──────── Records provided ────────
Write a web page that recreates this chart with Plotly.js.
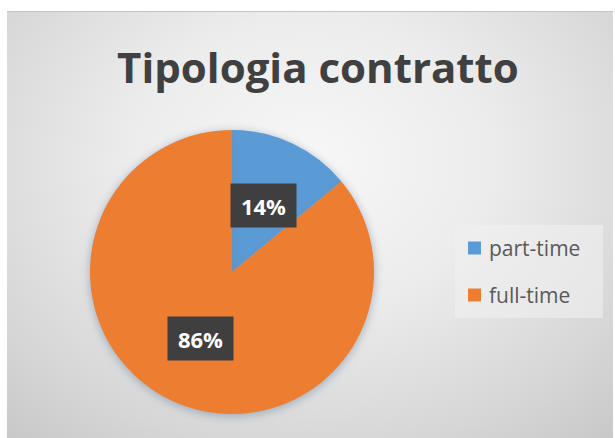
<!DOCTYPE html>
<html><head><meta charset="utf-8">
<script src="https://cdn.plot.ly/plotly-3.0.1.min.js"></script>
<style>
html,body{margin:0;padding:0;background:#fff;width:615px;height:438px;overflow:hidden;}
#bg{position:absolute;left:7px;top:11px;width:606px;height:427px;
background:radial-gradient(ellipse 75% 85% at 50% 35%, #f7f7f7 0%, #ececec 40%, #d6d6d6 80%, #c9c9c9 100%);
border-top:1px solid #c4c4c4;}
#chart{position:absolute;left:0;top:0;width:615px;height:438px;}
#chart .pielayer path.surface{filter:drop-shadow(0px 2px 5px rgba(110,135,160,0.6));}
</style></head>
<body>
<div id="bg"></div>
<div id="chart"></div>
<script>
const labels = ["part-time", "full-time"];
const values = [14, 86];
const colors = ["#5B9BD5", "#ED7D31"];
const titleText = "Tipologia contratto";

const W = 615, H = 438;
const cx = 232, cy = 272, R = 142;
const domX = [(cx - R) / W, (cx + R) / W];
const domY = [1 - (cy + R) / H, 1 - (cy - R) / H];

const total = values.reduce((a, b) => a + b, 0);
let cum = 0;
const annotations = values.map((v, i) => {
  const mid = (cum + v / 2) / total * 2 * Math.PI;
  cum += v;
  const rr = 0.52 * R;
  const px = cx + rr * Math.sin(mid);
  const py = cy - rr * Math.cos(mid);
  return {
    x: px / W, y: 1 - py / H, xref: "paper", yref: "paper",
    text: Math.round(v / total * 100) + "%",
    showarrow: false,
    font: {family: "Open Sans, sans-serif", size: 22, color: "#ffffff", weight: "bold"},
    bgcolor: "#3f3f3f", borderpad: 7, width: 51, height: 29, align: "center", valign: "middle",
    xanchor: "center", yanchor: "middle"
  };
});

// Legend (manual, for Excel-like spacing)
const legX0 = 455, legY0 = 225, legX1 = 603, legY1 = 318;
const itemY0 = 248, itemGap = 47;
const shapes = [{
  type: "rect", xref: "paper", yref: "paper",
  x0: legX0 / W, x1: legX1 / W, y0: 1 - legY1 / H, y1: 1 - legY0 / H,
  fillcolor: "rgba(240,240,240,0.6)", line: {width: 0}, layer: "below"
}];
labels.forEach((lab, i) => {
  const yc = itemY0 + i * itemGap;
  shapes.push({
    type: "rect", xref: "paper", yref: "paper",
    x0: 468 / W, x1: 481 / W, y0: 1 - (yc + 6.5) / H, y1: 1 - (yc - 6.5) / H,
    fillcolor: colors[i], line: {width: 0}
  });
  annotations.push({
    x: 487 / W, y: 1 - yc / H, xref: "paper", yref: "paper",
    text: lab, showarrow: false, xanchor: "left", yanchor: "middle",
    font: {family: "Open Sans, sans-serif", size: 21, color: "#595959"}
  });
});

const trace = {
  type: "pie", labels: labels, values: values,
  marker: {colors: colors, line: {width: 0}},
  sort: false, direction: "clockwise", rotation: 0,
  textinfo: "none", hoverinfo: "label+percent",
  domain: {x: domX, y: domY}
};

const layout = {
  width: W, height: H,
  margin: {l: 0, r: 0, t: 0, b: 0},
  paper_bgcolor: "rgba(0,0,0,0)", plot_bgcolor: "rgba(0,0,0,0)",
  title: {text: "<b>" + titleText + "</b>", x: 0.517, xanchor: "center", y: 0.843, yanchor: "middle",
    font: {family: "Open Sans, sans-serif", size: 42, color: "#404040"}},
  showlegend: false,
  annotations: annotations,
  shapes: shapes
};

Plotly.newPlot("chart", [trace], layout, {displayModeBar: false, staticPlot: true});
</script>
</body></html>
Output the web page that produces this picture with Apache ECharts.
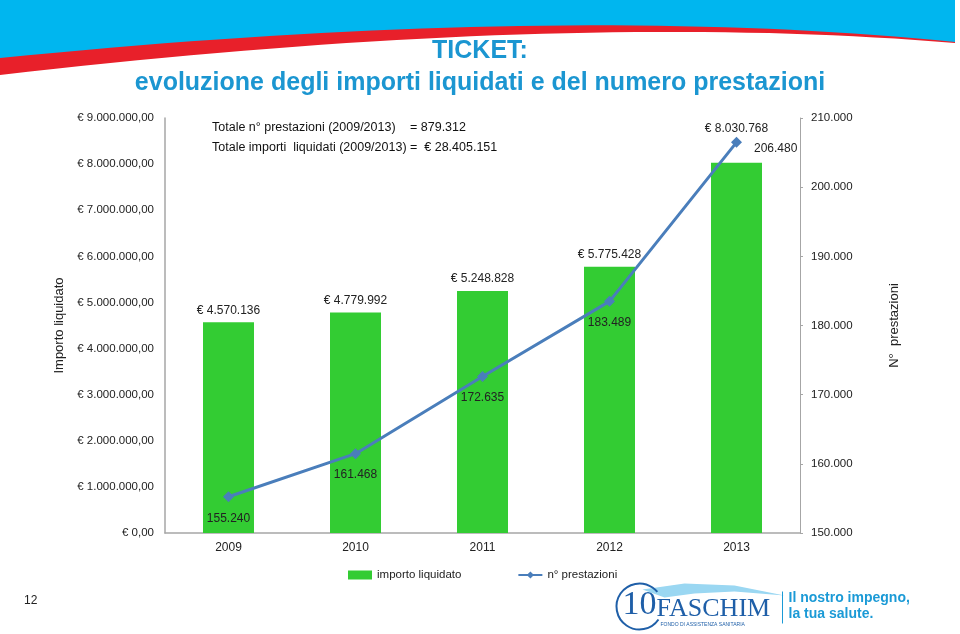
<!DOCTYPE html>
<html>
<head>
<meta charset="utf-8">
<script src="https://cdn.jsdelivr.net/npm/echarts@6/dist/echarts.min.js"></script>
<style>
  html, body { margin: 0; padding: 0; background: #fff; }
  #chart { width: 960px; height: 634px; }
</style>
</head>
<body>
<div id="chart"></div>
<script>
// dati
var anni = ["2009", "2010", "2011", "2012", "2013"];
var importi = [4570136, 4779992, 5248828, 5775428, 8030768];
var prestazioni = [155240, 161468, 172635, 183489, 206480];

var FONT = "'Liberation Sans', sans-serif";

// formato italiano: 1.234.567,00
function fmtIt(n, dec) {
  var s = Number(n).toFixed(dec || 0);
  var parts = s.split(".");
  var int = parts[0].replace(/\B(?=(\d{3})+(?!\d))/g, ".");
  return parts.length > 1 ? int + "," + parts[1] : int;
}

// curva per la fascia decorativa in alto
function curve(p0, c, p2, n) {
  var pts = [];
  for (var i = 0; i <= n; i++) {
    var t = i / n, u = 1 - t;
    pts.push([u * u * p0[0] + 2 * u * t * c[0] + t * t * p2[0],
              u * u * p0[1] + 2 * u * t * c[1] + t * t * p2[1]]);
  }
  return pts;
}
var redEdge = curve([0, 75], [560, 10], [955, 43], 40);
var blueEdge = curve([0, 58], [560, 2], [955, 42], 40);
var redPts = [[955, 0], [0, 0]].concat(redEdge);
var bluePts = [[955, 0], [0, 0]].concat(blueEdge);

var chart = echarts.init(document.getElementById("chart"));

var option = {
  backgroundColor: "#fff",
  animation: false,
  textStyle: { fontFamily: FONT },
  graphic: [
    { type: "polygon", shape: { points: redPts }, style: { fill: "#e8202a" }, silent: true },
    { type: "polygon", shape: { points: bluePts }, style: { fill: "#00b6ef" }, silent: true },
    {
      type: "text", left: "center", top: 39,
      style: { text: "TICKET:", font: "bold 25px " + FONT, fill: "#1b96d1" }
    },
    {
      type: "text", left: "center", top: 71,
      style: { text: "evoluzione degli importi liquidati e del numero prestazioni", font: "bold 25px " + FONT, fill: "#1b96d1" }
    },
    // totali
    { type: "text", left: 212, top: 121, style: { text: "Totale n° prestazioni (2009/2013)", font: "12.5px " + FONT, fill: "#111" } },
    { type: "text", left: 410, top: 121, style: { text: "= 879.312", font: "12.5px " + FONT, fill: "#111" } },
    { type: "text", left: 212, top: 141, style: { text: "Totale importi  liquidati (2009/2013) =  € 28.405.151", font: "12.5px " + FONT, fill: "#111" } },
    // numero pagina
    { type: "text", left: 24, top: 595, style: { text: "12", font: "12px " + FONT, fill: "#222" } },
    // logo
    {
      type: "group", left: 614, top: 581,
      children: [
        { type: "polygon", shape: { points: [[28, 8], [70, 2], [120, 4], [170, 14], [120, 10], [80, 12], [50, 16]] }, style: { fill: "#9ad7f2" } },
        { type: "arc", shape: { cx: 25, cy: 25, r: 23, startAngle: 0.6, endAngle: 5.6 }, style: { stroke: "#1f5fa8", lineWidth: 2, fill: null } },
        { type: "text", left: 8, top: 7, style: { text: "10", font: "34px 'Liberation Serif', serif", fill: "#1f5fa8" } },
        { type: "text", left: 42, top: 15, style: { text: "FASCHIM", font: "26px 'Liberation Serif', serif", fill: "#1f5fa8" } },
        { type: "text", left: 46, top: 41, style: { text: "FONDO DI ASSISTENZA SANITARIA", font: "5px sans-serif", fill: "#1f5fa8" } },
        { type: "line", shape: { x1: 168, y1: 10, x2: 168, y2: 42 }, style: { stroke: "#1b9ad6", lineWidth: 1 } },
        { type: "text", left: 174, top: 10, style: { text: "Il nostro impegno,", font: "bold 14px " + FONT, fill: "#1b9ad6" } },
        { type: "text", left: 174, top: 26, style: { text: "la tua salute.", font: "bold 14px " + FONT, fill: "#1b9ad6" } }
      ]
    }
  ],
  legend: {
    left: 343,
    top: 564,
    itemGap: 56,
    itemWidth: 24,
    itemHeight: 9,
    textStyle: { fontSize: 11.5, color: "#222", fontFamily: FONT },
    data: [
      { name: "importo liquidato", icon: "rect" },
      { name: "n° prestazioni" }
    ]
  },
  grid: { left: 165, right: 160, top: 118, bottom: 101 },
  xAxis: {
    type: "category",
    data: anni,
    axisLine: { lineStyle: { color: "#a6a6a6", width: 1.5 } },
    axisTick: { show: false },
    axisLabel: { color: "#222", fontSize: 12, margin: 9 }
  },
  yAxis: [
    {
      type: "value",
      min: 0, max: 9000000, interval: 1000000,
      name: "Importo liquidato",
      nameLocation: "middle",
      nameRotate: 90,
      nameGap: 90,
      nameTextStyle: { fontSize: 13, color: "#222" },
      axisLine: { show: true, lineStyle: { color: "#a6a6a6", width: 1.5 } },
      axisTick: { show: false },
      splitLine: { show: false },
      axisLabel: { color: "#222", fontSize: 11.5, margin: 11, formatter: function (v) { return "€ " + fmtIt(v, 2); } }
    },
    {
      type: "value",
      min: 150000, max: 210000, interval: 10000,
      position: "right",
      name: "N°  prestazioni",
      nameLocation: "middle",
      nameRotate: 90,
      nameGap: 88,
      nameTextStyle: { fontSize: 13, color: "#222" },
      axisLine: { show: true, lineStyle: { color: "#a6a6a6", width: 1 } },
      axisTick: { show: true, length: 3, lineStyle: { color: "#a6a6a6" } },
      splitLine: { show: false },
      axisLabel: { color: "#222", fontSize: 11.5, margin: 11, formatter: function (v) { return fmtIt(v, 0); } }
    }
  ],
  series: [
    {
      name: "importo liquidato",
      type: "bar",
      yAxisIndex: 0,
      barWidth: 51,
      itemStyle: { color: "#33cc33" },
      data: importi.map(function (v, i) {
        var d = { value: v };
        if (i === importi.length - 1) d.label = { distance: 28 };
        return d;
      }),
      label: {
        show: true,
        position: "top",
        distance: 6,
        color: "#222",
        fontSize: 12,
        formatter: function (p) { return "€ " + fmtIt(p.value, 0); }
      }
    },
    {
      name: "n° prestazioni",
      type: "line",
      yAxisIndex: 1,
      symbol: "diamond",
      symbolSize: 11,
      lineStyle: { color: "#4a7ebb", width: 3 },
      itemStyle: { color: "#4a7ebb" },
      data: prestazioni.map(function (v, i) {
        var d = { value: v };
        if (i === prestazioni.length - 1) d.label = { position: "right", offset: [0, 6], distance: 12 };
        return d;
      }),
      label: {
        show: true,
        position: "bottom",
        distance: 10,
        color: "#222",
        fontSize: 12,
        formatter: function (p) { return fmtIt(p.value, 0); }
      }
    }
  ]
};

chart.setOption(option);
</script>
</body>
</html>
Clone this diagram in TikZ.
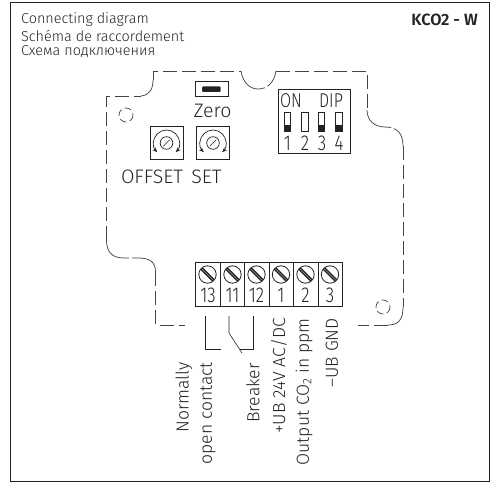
────────
▶ _What is asked_
Quote only what lies between the first line of the records and the line containing "const domY = [1", please, including both lines and excluding images.

▶ _Answer for this exercise_
Write a web page that recreates this chart with Plotly.js.
<!DOCTYPE html>
<html><head><meta charset="utf-8">
<script src="https://cdn.plot.ly/plotly-3.0.1.min.js"></script>
<style>
html,body{margin:0;padding:0;background:#fff;width:615px;height:438px;overflow:hidden;}
#bg{position:absolute;left:7px;top:11px;width:606px;height:427px;
background:radial-gradient(ellipse 75% 85% at 50% 35%, #f7f7f7 0%, #ececec 40%, #d6d6d6 80%, #c9c9c9 100%);
border-top:1px solid #c4c4c4;}
#chart{position:absolute;left:0;top:0;width:615px;height:438px;}
#chart .pielayer path.surface{filter:drop-shadow(0px 2px 5px rgba(110,135,160,0.6));}
</style></head>
<body>
<div id="bg"></div>
<div id="chart"></div>
<script>
const labels = ["part-time", "full-time"];
const values = [14, 86];
const colors = ["#5B9BD5", "#ED7D31"];
const titleText = "Tipologia contratto";

const W = 615, H = 438;
const cx = 232, cy = 272, R = 142;
const domX = [(cx - R) / W, (cx + R) / W];
const domY = [1 - (cy + R) / H, 1 - (cy - R) / H];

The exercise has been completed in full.